A cell phone in the hand of a motorist is a recipe for increased risk of an auto accident on Illinois roads. This is why some people consider a hands free phone, which allows a motorist to keep both hands on the wheel while holding a conversation, as a viable safety alternative. However, some studies show that hands free phones are not a cure for distracted driving.
An article by the website Medical Daily described a 2015 University of Sussex study that found Bluetooth devices used for cell phones, while they could keep the hands of drivers on the wheel, still could not keep a motorist’s full attention on what was occurring on the road. A senior psychology lecturer at the University of Sussex, Dr. Graham Hole, claimed in a statement that drivers create an “inner world” while they converse with a person through a cell phone, and that drivers may ignore aspects of the real world and focus instead on that inner world.
Further evidence was provided by the National Security Council, which posted an infographic detailing the problems of distracted driving. Even while using hands free devices, a driver can miss seeing as much as 50 percent of what is occurring through a windshield while talking on a cell phone. The NSC infographic states that the problem arises from the human brain’s difficulty in performing two actions at the same time. While the brain can switch from one task to another, it cannot literally do two tasks at the same time. A person’s divided attention prohibits an individual from doing multiple tasks as well as if the person was completely focused on one task.

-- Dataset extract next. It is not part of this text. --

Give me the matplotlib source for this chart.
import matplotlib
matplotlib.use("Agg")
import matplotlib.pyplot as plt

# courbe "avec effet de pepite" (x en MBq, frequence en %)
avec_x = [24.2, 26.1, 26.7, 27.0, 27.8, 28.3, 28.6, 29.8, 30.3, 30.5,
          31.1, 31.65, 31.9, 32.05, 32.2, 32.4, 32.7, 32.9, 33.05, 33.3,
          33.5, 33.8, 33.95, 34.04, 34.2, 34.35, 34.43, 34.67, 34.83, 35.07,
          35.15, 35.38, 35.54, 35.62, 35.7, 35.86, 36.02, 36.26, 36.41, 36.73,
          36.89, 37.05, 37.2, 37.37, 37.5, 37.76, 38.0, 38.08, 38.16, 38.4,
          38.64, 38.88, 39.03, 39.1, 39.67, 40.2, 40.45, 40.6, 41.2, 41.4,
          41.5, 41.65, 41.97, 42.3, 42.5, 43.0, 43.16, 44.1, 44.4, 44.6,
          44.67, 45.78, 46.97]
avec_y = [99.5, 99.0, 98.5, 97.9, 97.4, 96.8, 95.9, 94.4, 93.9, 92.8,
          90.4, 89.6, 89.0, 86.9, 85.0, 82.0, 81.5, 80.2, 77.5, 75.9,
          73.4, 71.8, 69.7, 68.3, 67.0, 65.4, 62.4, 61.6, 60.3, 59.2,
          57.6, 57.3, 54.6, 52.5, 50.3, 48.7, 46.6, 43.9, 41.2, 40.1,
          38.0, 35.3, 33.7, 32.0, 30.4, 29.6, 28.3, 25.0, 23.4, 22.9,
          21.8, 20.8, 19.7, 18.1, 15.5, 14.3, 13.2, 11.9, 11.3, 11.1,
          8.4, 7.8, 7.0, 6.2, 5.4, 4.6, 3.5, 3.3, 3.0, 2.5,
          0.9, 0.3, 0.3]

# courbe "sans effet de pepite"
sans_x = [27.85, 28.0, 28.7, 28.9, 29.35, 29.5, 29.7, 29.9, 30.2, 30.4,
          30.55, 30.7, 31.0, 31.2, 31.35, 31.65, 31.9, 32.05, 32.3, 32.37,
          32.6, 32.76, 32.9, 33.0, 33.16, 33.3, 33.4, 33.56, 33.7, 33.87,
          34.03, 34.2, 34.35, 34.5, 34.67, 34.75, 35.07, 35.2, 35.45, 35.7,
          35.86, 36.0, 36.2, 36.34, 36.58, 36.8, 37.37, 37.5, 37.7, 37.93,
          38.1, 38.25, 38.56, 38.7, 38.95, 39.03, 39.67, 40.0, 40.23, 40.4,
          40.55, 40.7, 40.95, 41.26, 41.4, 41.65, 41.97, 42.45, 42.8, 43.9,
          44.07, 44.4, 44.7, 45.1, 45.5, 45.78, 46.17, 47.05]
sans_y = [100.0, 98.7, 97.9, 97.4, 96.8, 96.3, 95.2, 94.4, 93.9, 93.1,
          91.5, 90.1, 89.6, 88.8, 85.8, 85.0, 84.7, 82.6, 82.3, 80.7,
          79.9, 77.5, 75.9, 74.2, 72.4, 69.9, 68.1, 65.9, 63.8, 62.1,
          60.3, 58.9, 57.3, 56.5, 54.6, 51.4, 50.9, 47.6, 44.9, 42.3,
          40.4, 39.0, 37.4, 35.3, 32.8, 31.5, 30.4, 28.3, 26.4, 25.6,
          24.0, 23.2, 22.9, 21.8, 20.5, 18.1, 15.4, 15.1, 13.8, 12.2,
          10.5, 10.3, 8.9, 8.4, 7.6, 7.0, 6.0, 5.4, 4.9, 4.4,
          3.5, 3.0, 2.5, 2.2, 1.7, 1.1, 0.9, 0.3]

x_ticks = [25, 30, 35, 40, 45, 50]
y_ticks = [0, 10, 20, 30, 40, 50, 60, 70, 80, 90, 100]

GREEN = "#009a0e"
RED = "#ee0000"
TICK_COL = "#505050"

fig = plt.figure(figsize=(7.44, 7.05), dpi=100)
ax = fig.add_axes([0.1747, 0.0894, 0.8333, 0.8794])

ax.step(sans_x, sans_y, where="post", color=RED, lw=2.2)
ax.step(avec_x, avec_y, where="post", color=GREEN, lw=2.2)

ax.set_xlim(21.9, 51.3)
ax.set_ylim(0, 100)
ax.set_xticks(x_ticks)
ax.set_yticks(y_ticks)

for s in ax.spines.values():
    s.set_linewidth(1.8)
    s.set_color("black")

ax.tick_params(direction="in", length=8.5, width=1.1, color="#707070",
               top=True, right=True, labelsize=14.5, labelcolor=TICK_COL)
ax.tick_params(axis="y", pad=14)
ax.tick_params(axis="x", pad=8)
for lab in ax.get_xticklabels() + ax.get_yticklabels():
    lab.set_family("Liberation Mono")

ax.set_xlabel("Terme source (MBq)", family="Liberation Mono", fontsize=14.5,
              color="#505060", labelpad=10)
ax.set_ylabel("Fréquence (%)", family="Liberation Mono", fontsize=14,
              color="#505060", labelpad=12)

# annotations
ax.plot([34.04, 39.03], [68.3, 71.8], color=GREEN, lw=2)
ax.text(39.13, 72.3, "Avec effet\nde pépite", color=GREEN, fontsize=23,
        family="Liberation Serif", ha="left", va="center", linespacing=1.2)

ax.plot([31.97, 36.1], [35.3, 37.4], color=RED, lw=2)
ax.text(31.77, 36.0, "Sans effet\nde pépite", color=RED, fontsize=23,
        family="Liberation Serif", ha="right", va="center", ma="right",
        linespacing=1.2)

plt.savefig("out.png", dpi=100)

Additionally, the infographic shows that when a person engages in a cell phone conversation on the road, brain activity that processes moving images decreases by up to a third. The phone conversation itself, even though it may not literally take a driver’s eyes off the road, actually limits a person’s field of vision. Basically, a driver must not only have eyes on the road and hands on the wheel, but should also dedicate the mind to the task of driving.